Aqui, definimos pão-de-índio como uma modalidade especial da prática de processamento de massas vegetais, feito a partir de um combinado de plantas processadas através de diferentes tecnologias, e armazenado no solo ao ser enterrado. Uma das primeiras descrições sobre o pão-de-índio foi feita por Mário Ypiranga Monteiro, que o reconhece, em língua Geral, como ‘miapé’, e o classifica como ‘pão-de-guerra’, descrevendo-o como “uma massa de mandioca misturada com massa de milho. . . . Envolvido em fôlhas e entaniçado, é enterrado, guardando-se de reserva para os dias ruins” (Monteiro, 1963, p. 61).

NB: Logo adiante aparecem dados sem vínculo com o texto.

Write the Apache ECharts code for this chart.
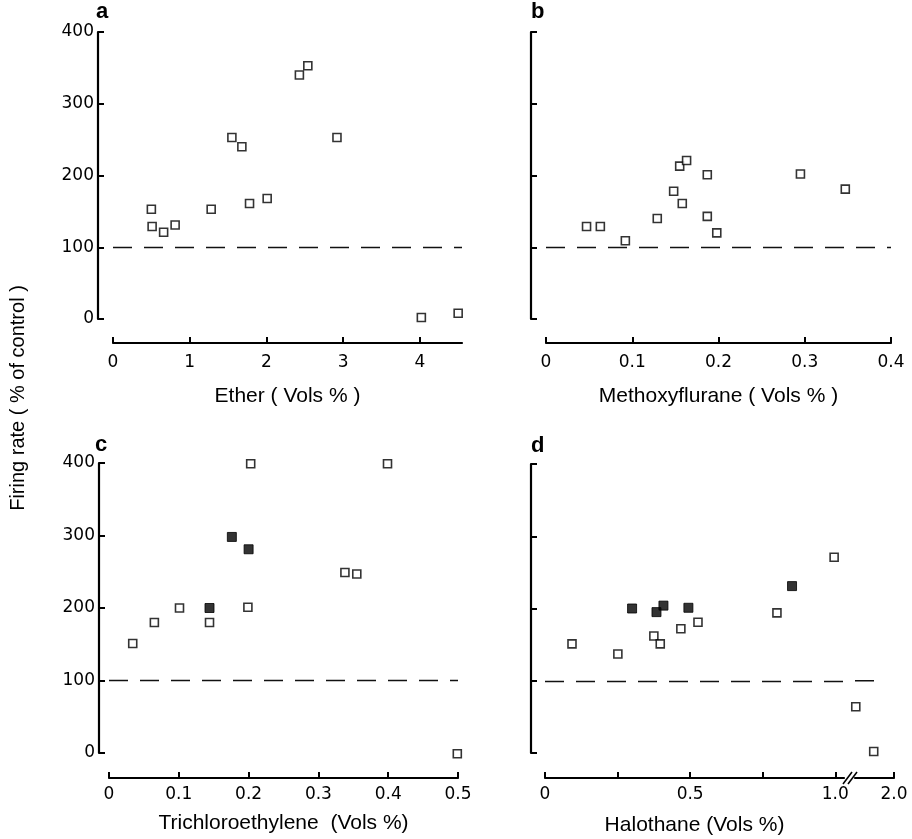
<!DOCTYPE html>
<html>
<head>
<meta charset="utf-8">
<script src="https://cdn.jsdelivr.net/npm/echarts@6/dist/echarts.min.js"></script>
<style>
  html, body { margin: 0; padding: 0; background: #fff; }
</style>
</head>
<body>
<div id="chart" style="width:912px;height:839px;"></div>
<script>
// firing rate (% of control) vs. anaesthetic concentration (Vols %)
const etherOpen = [
  [0.50, 153], [0.51, 129], [0.66, 121], [0.81, 131], [1.28, 153],
  [1.55, 253], [1.68, 240], [1.78, 161], [2.01, 168], [2.43, 340],
  [2.54, 353], [2.92, 253], [4.02, 2], [4.50, 8]
];
const methoxyOpen = [
  [0.047, 129], [0.063, 129], [0.092, 109], [0.129, 140], [0.148, 178],
  [0.155, 213], [0.163, 221], [0.158, 161], [0.187, 201], [0.187, 143],
  [0.198, 120], [0.295, 202], [0.347, 181]
];
const trichloroOpen = [
  [0.034, 151], [0.065, 180], [0.101, 200], [0.144, 180], [0.199, 201],
  [0.203, 399], [0.338, 249], [0.355, 247], [0.399, 399], [0.499, -1]
];
const trichloroFilled = [[0.144, 200], [0.176, 298], [0.200, 281]];
const halothaneOpen = [
  [0.093, 151], [0.251, 137], [0.375, 162], [0.397, 151], [0.468, 172],
  [0.527, 181], [0.799, 194], [0.996, 271]
];
const halothaneFilled = [[0.300, 200], [0.384, 195], [0.408, 204], [0.494, 201], [0.851, 231]];
// points beyond the axis break (1.0 // 2.0)
const halothaneHighOpen = [[1.51, 64], [1.74, 2]];

const refLevel = 100;
const yTicks = [0, 100, 200, 300, 400];
const etherTicks = [0, 1, 2, 3, 4];
const methoxyTicks = [0, 0.1, 0.2, 0.3, 0.4];
const trichloroTicks = [0, 0.1, 0.2, 0.3, 0.4, 0.5];
const halothaneTicks = [0, 0.25, 0.5, 0.75, 1.0];
const halothaneLabels = [0, 0.5, 1.0];
const halothaneHighTicks = [2.0];

let chart = echarts.init(document.getElementById('chart'), null, { renderer: 'canvas' });

const ink = '#000';
const tickFont = { fontFamily: 'DejaVu Sans', fontSize: 17, color: ink };
const nameFont = { fontFamily: 'Liberation Sans', fontSize: 21, color: ink };

function xAx(grid, min, max, ticks, labels, name, gap, offset, margin, fixed) {
  return {
    type: 'value', gridIndex: grid, min: min, max: max, offset: offset,
    splitLine: { show: false },
    axisLine: { show: true, onZero: false, lineStyle: { color: ink, width: 2.2 } },
    axisTick: { show: true, inside: true, length: 6, customValues: ticks, lineStyle: { color: ink, width: 2 } },
    axisLabel: Object.assign({ show: true, margin: margin, customValues: labels,
      formatter: function (v) { return v === 0 ? '0' : (fixed ? v.toFixed(1) : String(v)); } }, tickFont),
    name: name, nameLocation: 'middle', nameGap: gap, nameTextStyle: nameFont
  };
}

function yAx(grid, offset, labels, show) {
  return {
    type: 'value', gridIndex: grid, min: 0, max: 400, interval: 100, offset: offset, show: show,
    splitLine: { show: false },
    axisLine: { show: true, onZero: false, lineStyle: { color: ink, width: 2.2 } },
    axisTick: { show: true, inside: true, length: 6, lineStyle: { color: ink, width: 2 } },
    axisLabel: Object.assign({ show: labels, margin: 4, customValues: yTicks }, tickFont)
  };
}

const openStyle = { color: '#fff', borderColor: ink, borderWidth: 1.6 };
const filledStyle = { color: ink, borderColor: ink, borderWidth: 1 };
const dash = { color: '#111', width: 1.3, type: [19, 12] };

function refMark() {
  return { silent: true, symbol: 'none', label: { show: false }, lineStyle: dash,
    data: [{ yAxis: refLevel }] };
}

function pts(idx, data, style, size, mark) {
  let s = {
    type: 'scatter', xAxisIndex: idx, yAxisIndex: idx, data: data,
    symbol: 'rect', symbolSize: size, itemStyle: style, z: 5, clip: false
  };
  if (mark) s.markLine = refMark();
  return s;
}

let option = {
  animation: false,
  backgroundColor: '#fff',
  title: [
    { text: 'a', left: 96, top: 1 },
    { text: 'b', left: 531, top: 1 },
    { text: 'c', left: 95, top: 434 },
    { text: 'd', left: 531, top: 435 }
  ].map(function (t) {
    t.padding = 0;
    t.textStyle = { fontFamily: 'Liberation Sans', fontSize: 22, fontWeight: 'bold', color: ink };
    return t;
  }),
  grid: [
    { left: 113, top: 32, width: 349, height: 287 },
    { left: 546, top: 32, width: 345, height: 287 },
    { left: 109, top: 463, width: 349, height: 290 },
    { left: 545, top: 464, width: 299, height: 289 },
    { left: 855, top: 464, width: 39, height: 289 }
  ],
  xAxis: [
    xAx(0, 0, 4.55, etherTicks, etherTicks, 'Ether ( Vols % )', 43, 24, 11, false),
    xAx(1, 0, 0.4, methoxyTicks, methoxyTicks, 'Methoxyflurane ( Vols % )', 43, 24, 11, true),
    xAx(2, 0, 0.5, trichloroTicks, trichloroTicks, 'Trichloroethylene  (Vols %)', 35, 25, 8, true),
    xAx(3, 0, 1.03, halothaneTicks, halothaneLabels, 'Halothane (Vols %)', 37, 25, 8, true),
    xAx(4, 1.5, 2.0, halothaneHighTicks, halothaneHighTicks, '', 0, 25, 8, true)
  ],
  yAxis: [
    yAx(0, 15, true, true),
    yAx(1, 15, false, true),
    yAx(2, 10, true, true),
    yAx(3, 14, false, true),
    yAx(4, 0, false, false)
  ],
  series: [
    pts(0, etherOpen, openStyle, 8, true),
    pts(1, methoxyOpen, openStyle, 8, true),
    pts(2, trichloroOpen, openStyle, 8, true),
    pts(2, trichloroFilled, filledStyle, 9, false),
    pts(3, halothaneOpen, openStyle, 8, true),
    pts(3, halothaneFilled, filledStyle, 9, false),
    pts(4, halothaneHighOpen, openStyle, 8, false),
    {
      // reference line continues past the axis break in panel d
      type: 'line', xAxisIndex: 4, yAxisIndex: 4, silent: true,
      symbol: 'none', lineStyle: dash, z: 1,
      data: [[1.5, refLevel], [1.86, refLevel]]
    }
  ],
  graphic: [
    {
      type: 'text', x: 18, y: 398, rotation: Math.PI / 2,
      style: {
        text: 'Firing rate ( % of control )', fill: ink,
        font: '20px "Liberation Sans"', align: 'center', verticalAlign: 'middle'
      }
    },
    // axis break marks
    { type: 'line', shape: { x1: 843, y1: 784, x2: 852, y2: 772 }, style: { stroke: ink, lineWidth: 1.6 } },
    { type: 'line', shape: { x1: 848, y1: 784, x2: 857, y2: 772 }, style: { stroke: ink, lineWidth: 1.6 } }
  ]
};

chart.setOption(option);
window.addEventListener('resize', function () {
  chart.resize();
});
</script>
</body>
</html>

Segundo relatos de indígenas e ribeirinhos do sul do Amazonas, pães-de-índio são massas compactadas, aglomerados maciços produzidos a partir do processamento de batatas, carás, polpas de frutas, sementes e castanhas disponíveis na floresta, utilizados como reserva alimentar em tempos de escassez ou consumidos em viagens, caçadas ou grandes varações. 

Há relatos de sua presença em toda a bacia amazônica, ao passo que estudos sobre sua distribuição, origem e composição muito têm a revelar sobre a história dos povos nativos da região.